The island is heavily wooded with several clearings on the more sheltered south side. There is a small year-round population spread throughout the island of which the majority make their living by fishing. The island has a public wharf located at the west end and a breakwater for mooring at the east end. There is also a community centre, church, fire department and several lighthouses located on the island.
Pictou Island receives no electrical power from the mainland. The residents supply their own energy with solar power, windmills and generators. There are no stores of any kind on the island but residents can email or phone a grocery order in to Sobeys (a local grocery chain) and the order will arrive by ferry or plane depending on the time of year.
There is a one-room public school, facilitated at the Pictou Island Community Centre, with a single part-time teacher for students up to grade 6, after which students begin correspondence studies. Generally island students enroll in schools on the mainland of Nova Scotia once they begin grade 11, as many post-secondary programs do not accept a correspondence studies diploma.

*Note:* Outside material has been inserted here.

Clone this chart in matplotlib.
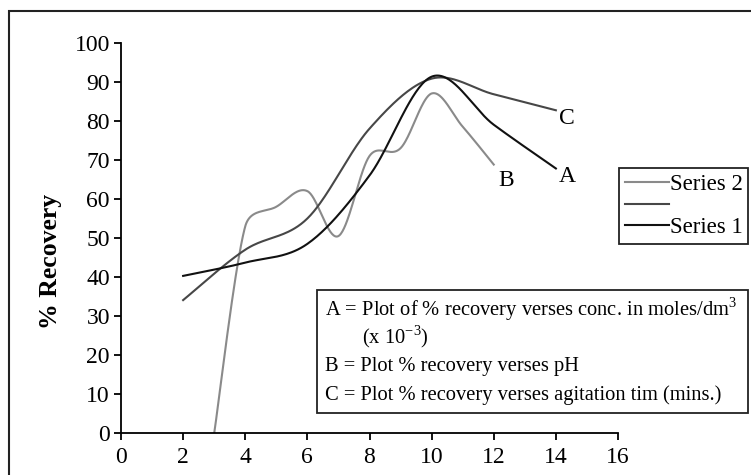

The Community Centre is also home to a provincially sponsored CAP Site (see http://cap.ic.gc.ca/index.htm) which provides internet access to the public. Most island residents have access in their homes, through dial-up, and some are hoping for 'high-speed' soon.
A seasonal passenger-only ferry service begins operation in May and stops in November; Cessna airplanes operating out of an airport at nearby Trenton serve the island in the winter with mail and supplies. There is one main dirt road on the island that runs from one end of the island to the other that is maintained by the Nova Scotia Department of Transportation and also services as a landing strip for the airplanes.